- _Work to complete_
Write out the entries below once more, exactly, with the pictures left out.

- _The records_

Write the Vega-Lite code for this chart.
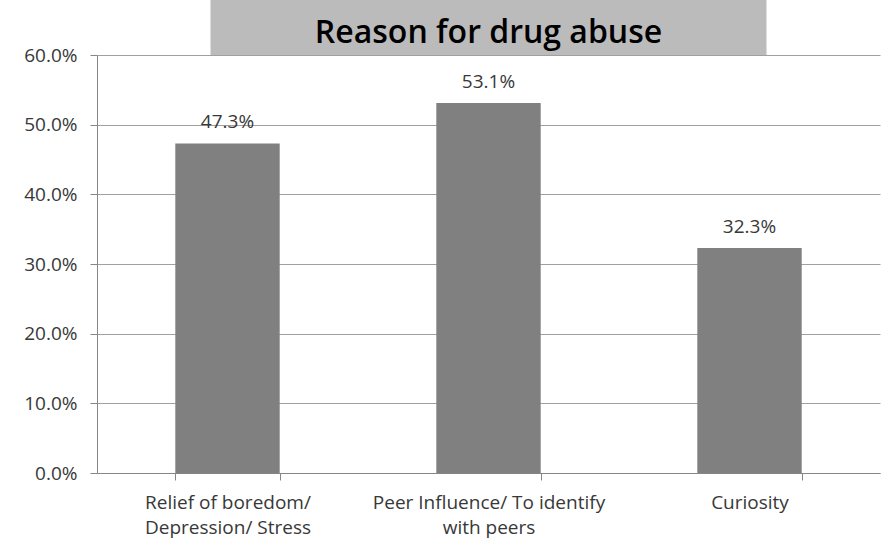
{
  "$schema": "https://vega.github.io/schema/vega-lite/v6.json",
  "padding": {"left": 23, "top": 0, "right": 10, "bottom": 10},
  "background": "white",
  "bounds": "flush",
  "center": true,
  "spacing": 0,
  "config": {
    "font": "Open Sans",
    "view": {"stroke": null},
    "axis": {"labelFont": "Open Sans", "labelFontSize": 19, "labelColor": "#383838"}
  },
  "vconcat": [
    {
      "width": 556,
      "height": 55,
      "view": {"fill": "#BBBBBB", "stroke": null},
      "data": {"values": [{"title": "Reason for drug abuse"}]},
      "mark": {"type": "text", "font": "Open Sans", "fontSize": 32, "fontWeight": 600, "color": "#000000", "baseline": "middle", "dy": 5},
      "encoding": {"text": {"field": "title", "type": "nominal"}}
    },
    {
      "width": 783,
      "height": 418,
      "data": {
        "values": [
          {"reason": "Relief of boredom/ Depression/ Stress", "pct": 0.473},
          {"reason": "Peer Influence/ To identify with peers", "pct": 0.531},
          {"reason": "Curiosity", "pct": 0.323}
        ]
      },
      "encoding": {
        "x": {
          "field": "reason",
          "type": "nominal",
          "sort": null,
          "scale": {"paddingInner": 0.6, "paddingOuter": 0.3},
          "axis": {
            "title": null,
            "labelAngle": 0,
            "labelLimit": 0,
            "tickBand": "extent",
            "tickSize": 7,
            "tickColor": "#868686",
            "domainColor": "#868686",
            "labelPadding": 13,
            "labelLineHeight": 25,
            "labelBaseline": "top",
            "labelExpr": "datum.label == 'Relief of boredom/ Depression/ Stress' ? ['Relief of boredom/', 'Depression/ Stress'] : datum.label == 'Peer Influence/ To identify with peers' ? ['Peer Influence/ To identify', 'with peers'] : datum.label"
          }
        },
        "y": {
          "field": "pct",
          "type": "quantitative",
          "scale": {"domain": [0, 0.6], "nice": false},
          "axis": {
            "title": null,
            "format": ".1%",
            "values": [0, 0.1, 0.2, 0.3, 0.4, 0.5, 0.6],
            "grid": true,
            "gridColor": "#A0A0A0",
            "tickSize": 7,
            "tickColor": "#868686",
            "domainColor": "#868686",
            "labelPadding": 13
          }
        }
      },
      "layer": [
        {"mark": {"type": "bar", "color": "#808080"}},
        {
          "mark": {"type": "text", "baseline": "alphabetic", "dy": -15, "fontSize": 19, "color": "#383838"},
          "encoding": {"text": {"field": "pct", "type": "quantitative", "format": ".1%"}}
        }
      ]
    }
  ]
}
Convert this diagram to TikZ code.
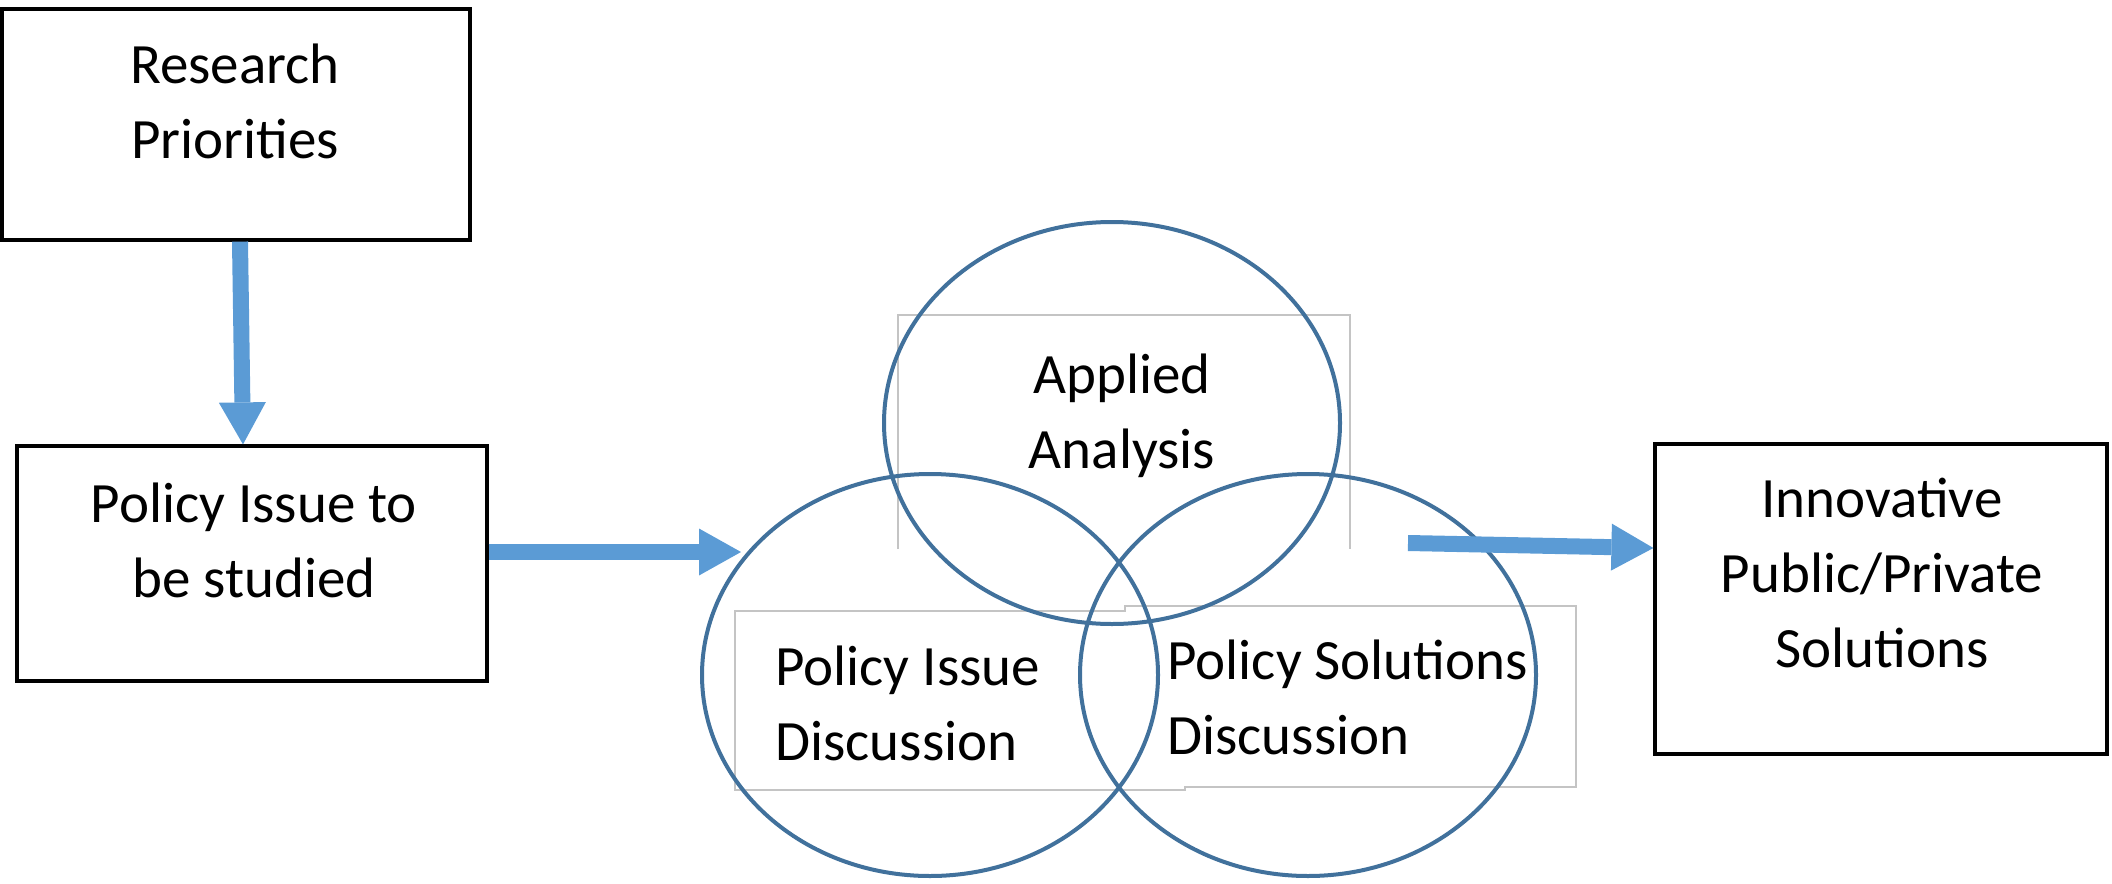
\documentclass[tikz,border=0pt]{standalone}
\usepackage{fontspec}
\setmainfont{Carlito}
\usetikzlibrary{shapes.geometric,arrows.meta}
\definecolor{arrowblue}{HTML}{5B9BD5}
\definecolor{circleblue}{HTML}{41719C}
\definecolor{boxgray}{HTML}{C4C4C4}
\begin{document}
\begin{tikzpicture}[x=0.5pt,y=-0.5pt,
  every node/.style={font=\fontsize{28.5}{37.5}\selectfont},
  blackbox/.style={draw=black,line width=1.6pt,inner sep=0pt},
  circ/.style={ellipse,draw=circleblue,line width=2pt,inner sep=0pt,
    minimum width=228pt,minimum height=201pt},
  lbl/.style={inner sep=0pt,align=center},
  lbll/.style={inner sep=0pt,align=left,anchor=west},
  tbox/.style={draw=boxgray,line width=0.7pt},
  flow/.style={draw=arrowblue,line width=8pt,
    -{Triangle[width=23.5pt,length=21pt,line width=0pt]}}]
\useasboundingbox (0,0) rectangle (2112,883);

% light gray text frames
\draw[tbox] (898,549) -- (898,315) -- (1350,315) -- (1350,549);
\draw[tbox] (735,611) -- (1125,611) -- (1125,606) -- (1576,606) -- (1576,787)
  -- (1185,787) -- (1185,790) -- (735,790) -- cycle;

% boxes
\node[blackbox,minimum width=234pt,minimum height=115.5pt] (res) at (236,124.5) {};
\node[blackbox,minimum width=235pt,minimum height=117.5pt] (pol) at (252,563.5) {};
\node[blackbox,minimum width=226pt,minimum height=155pt] (inn) at (1881,599) {};

% circles
\node[circ] (aa) at (1112,423) {};
\node[circ] (pi) at (930,675) {};
\node[circ] (ps) at (1308,675) {};

% texts
\node[lbl] (restext) at (235,101) {Research\\Priorities};
\node[lbl] (poltext) at (254,540) {Policy Issue to\\be studied};
\node[lbl] (inntext) at (1882,573) {Innovative\\Public/Private\\Solutions};
\node[lbl] (aatext) at (1122,416) {Applied\\Analysis};
\node[lbll] (pitext) at (775,703) {Policy Issue\\Discussion};
\node[lbll] (pstext) at (1167,697) {Policy Solutions\\Discussion};

% connectors
\coordinate (a1end) at (741,552);
\coordinate (a2start) at (1408,543);
\draw[flow] ([xshift=2pt]res.south) -- ([xshift=-4.5pt]pol.north);
\draw[flow] ([yshift=5.75pt]pol.east) -- (a1end);
\draw[flow] (a2start) -- ([yshift=25.5pt]inn.west);
\end{tikzpicture}
\end{document}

- _Task output_
Write the Vega-Lite code for this chart.
{
  "$schema": "https://vega.github.io/schema/vega-lite/v6.json",
  "padding": {"left": 23, "top": 0, "right": 10, "bottom": 10},
  "background": "white",
  "bounds": "flush",
  "center": true,
  "spacing": 0,
  "config": {
    "font": "Open Sans",
    "view": {"stroke": null},
    "axis": {"labelFont": "Open Sans", "labelFontSize": 19, "labelColor": "#383838"}
  },
  "vconcat": [
    {
      "width": 556,
      "height": 55,
      "view": {"fill": "#BBBBBB", "stroke": null},
      "data": {"values": [{"title": "Reason for drug abuse"}]},
      "mark": {"type": "text", "font": "Open Sans", "fontSize": 32, "fontWeight": 600, "color": "#000000", "baseline": "middle", "dy": 5},
      "encoding": {"text": {"field": "title", "type": "nominal"}}
    },
    {
      "width": 783,
      "height": 418,
      "data": {
        "values": [
          {"reason": "Relief of boredom/ Depression/ Stress", "pct": 0.473},
          {"reason": "Peer Influence/ To identify with peers", "pct": 0.531},
          {"reason": "Curiosity", "pct": 0.323}
        ]
      },
      "encoding": {
        "x": {
          "field": "reason",
          "type": "nominal",
          "sort": null,
          "scale": {"paddingInner": 0.6, "paddingOuter": 0.3},
          "axis": {
            "title": null,
            "labelAngle": 0,
            "labelLimit": 0,
            "tickBand": "extent",
            "tickSize": 7,
            "tickColor": "#868686",
            "domainColor": "#868686",
            "labelPadding": 13,
            "labelLineHeight": 25,
            "labelBaseline": "top",
            "labelExpr": "datum.label == 'Relief of boredom/ Depression/ Stress' ? ['Relief of boredom/', 'Depression/ Stress'] : datum.label == 'Peer Influence/ To identify with peers' ? ['Peer Influence/ To identify', 'with peers'] : datum.label"
          }
        },
        "y": {
          "field": "pct",
          "type": "quantitative",
          "scale": {"domain": [0, 0.6], "nice": false},
          "axis": {
            "title": null,
            "format": ".1%",
            "values": [0, 0.1, 0.2, 0.3, 0.4, 0.5, 0.6],
            "grid": true,
            "gridColor": "#A0A0A0",
            "tickSize": 7,
            "tickColor": "#868686",
            "domainColor": "#868686",
            "labelPadding": 13
          }
        }
      },
      "layer": [
        {"mark": {"type": "bar", "color": "#808080"}},
        {
          "mark": {"type": "text", "baseline": "alphabetic", "dy": -15, "fontSize": 19, "color": "#383838"},
          "encoding": {"text": {"field": "pct", "type": "quantitative", "format": ".1%"}}
        }
      ]
    }
  ]
}
Convert this diagram to TikZ code.
\documentclass[tikz,border=0pt]{standalone}
\usepackage{fontspec}
\setmainfont{Carlito}
\usetikzlibrary{shapes.geometric,arrows.meta}
\definecolor{arrowblue}{HTML}{5B9BD5}
\definecolor{circleblue}{HTML}{41719C}
\definecolor{boxgray}{HTML}{C4C4C4}
\begin{document}
\begin{tikzpicture}[x=0.5pt,y=-0.5pt,
  every node/.style={font=\fontsize{28.5}{37.5}\selectfont},
  blackbox/.style={draw=black,line width=1.6pt,inner sep=0pt},
  circ/.style={ellipse,draw=circleblue,line width=2pt,inner sep=0pt,
    minimum width=228pt,minimum height=201pt},
  lbl/.style={inner sep=0pt,align=center},
  lbll/.style={inner sep=0pt,align=left,anchor=west},
  tbox/.style={draw=boxgray,line width=0.7pt},
  flow/.style={draw=arrowblue,line width=8pt,
    -{Triangle[width=23.5pt,length=21pt,line width=0pt]}}]
\useasboundingbox (0,0) rectangle (2112,883);

% light gray text frames
\draw[tbox] (898,549) -- (898,315) -- (1350,315) -- (1350,549);
\draw[tbox] (735,611) -- (1125,611) -- (1125,606) -- (1576,606) -- (1576,787)
  -- (1185,787) -- (1185,790) -- (735,790) -- cycle;

% boxes
\node[blackbox,minimum width=234pt,minimum height=115.5pt] (res) at (236,124.5) {};
\node[blackbox,minimum width=235pt,minimum height=117.5pt] (pol) at (252,563.5) {};
\node[blackbox,minimum width=226pt,minimum height=155pt] (inn) at (1881,599) {};

% circles
\node[circ] (aa) at (1112,423) {};
\node[circ] (pi) at (930,675) {};
\node[circ] (ps) at (1308,675) {};

% texts
\node[lbl] (restext) at (235,101) {Research\\Priorities};
\node[lbl] (poltext) at (254,540) {Policy Issue to\\be studied};
\node[lbl] (inntext) at (1882,573) {Innovative\\Public/Private\\Solutions};
\node[lbl] (aatext) at (1122,416) {Applied\\Analysis};
\node[lbll] (pitext) at (775,703) {Policy Issue\\Discussion};
\node[lbll] (pstext) at (1167,697) {Policy Solutions\\Discussion};

% connectors
\coordinate (a1end) at (741,552);
\coordinate (a2start) at (1408,543);
\draw[flow] ([xshift=2pt]res.south) -- ([xshift=-4.5pt]pol.north);
\draw[flow] ([yshift=5.75pt]pol.east) -- (a1end);
\draw[flow] (a2start) -- ([yshift=25.5pt]inn.west);
\end{tikzpicture}
\end{document}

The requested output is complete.